WHAT THE TASK ASKS: Produce an exact transcription of the listing below, omitting the pictures.
_ _ _
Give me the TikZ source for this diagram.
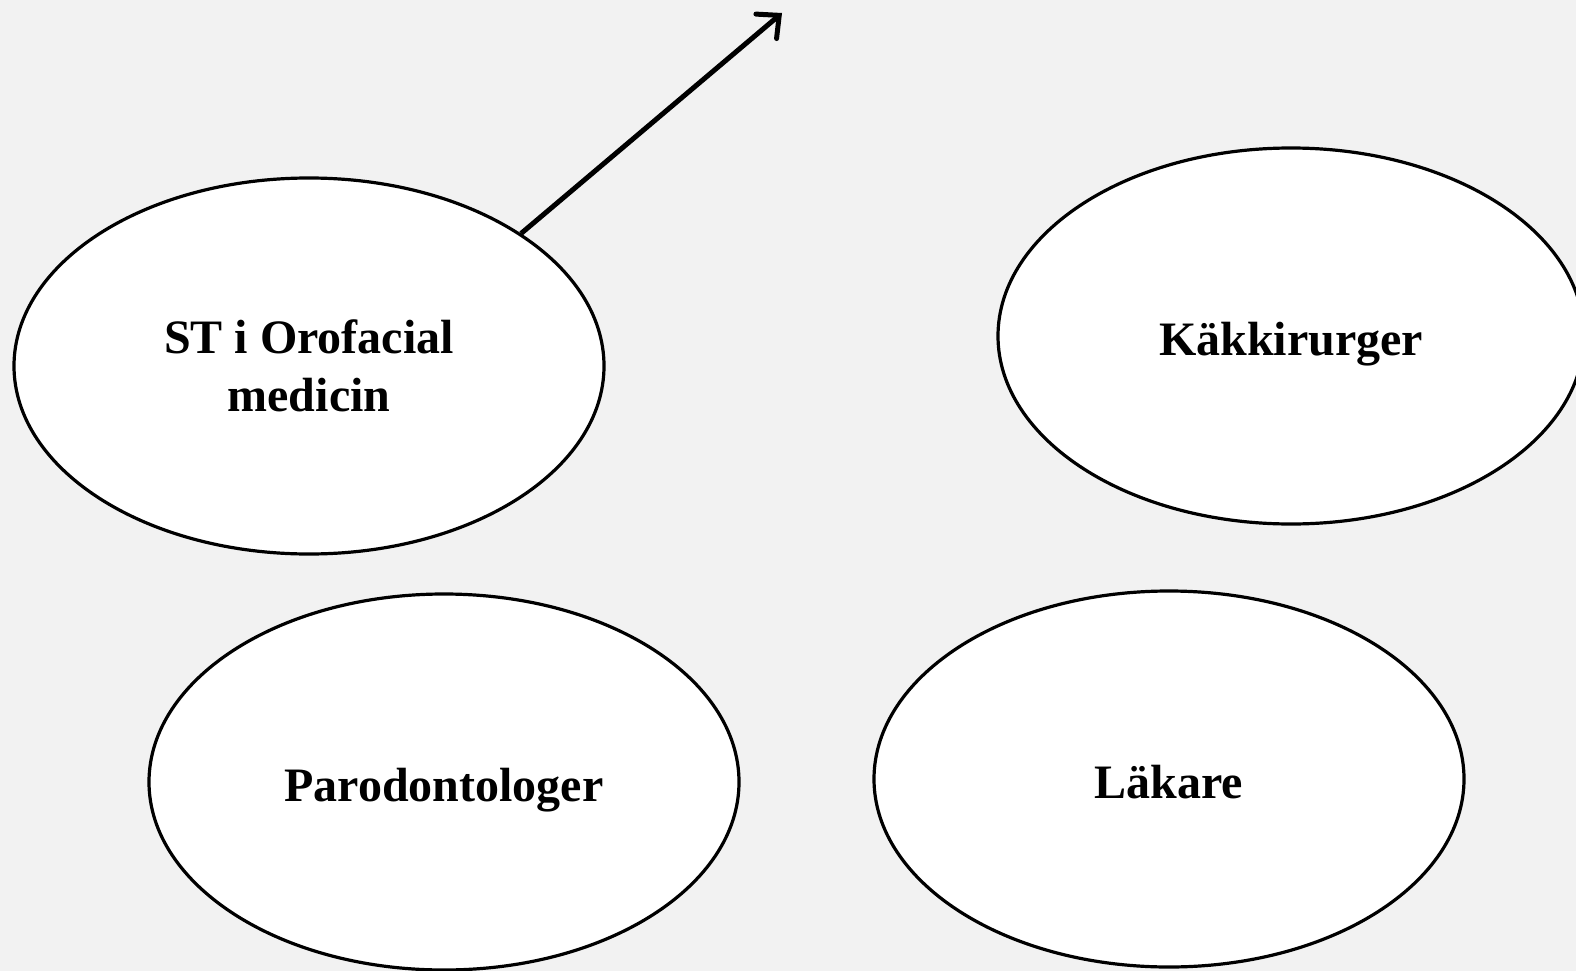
\documentclass[tikz,border=0pt]{standalone}
\usepackage{fontspec}
\setmainfont{Liberation Serif}
\usetikzlibrary{shapes,arrows.meta}
\tikzset{>={Straight Barb[length=17pt,width=32pt,line cap=round]}}
\colorlet{background}{black!5}
\colorlet{penColor}{black}
\tikzset{blob/.style={ellipse, draw=penColor, fill=white, line width=3.2pt,
  minimum width=590pt, minimum height=376pt, inner sep=0pt, align=center,
  font=\fontsize{48}{58}\selectfont\bfseries},
  oneline/.style={text height=38pt, text depth=0pt}}

\begin{document}
\begin{tikzpicture}[x=1pt,y=-1pt]
\fill[background] (0,0) rectangle (1576,971);
\useasboundingbox (0,0) rectangle (1576,971);
\node[blob] (ost) at (309,366) {ST i Orofacial\\medicin};
\node[blob, oneline, minimum width=586pt] (kak) at (1291,336) {Käkkirurger};
\node[blob, oneline] (par) at (444,782) {Parodontologer};
\node[blob, oneline] (lak) at (1169,779) {Läkare};
\coordinate (up) at (782,13);
\draw[->, penColor, line width=5pt] (ost.32.5) -- (up);
\end{tikzpicture}
\end{document}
_ _ _
WORKED SOLUTION:
Give me the TikZ source for this diagram.
\documentclass[tikz,border=0pt]{standalone}
\usepackage{fontspec}
\setmainfont{Liberation Serif}
\usetikzlibrary{shapes,arrows.meta}
\tikzset{>={Straight Barb[length=17pt,width=32pt,line cap=round]}}
\colorlet{background}{black!5}
\colorlet{penColor}{black}
\tikzset{blob/.style={ellipse, draw=penColor, fill=white, line width=3.2pt,
  minimum width=590pt, minimum height=376pt, inner sep=0pt, align=center,
  font=\fontsize{48}{58}\selectfont\bfseries},
  oneline/.style={text height=38pt, text depth=0pt}}

\begin{document}
\begin{tikzpicture}[x=1pt,y=-1pt]
\fill[background] (0,0) rectangle (1576,971);
\useasboundingbox (0,0) rectangle (1576,971);
\node[blob] (ost) at (309,366) {ST i Orofacial\\medicin};
\node[blob, oneline, minimum width=586pt] (kak) at (1291,336) {Käkkirurger};
\node[blob, oneline] (par) at (444,782) {Parodontologer};
\node[blob, oneline] (lak) at (1169,779) {Läkare};
\coordinate (up) at (782,13);
\draw[->, penColor, line width=5pt] (ost.32.5) -- (up);
\end{tikzpicture}
\end{document}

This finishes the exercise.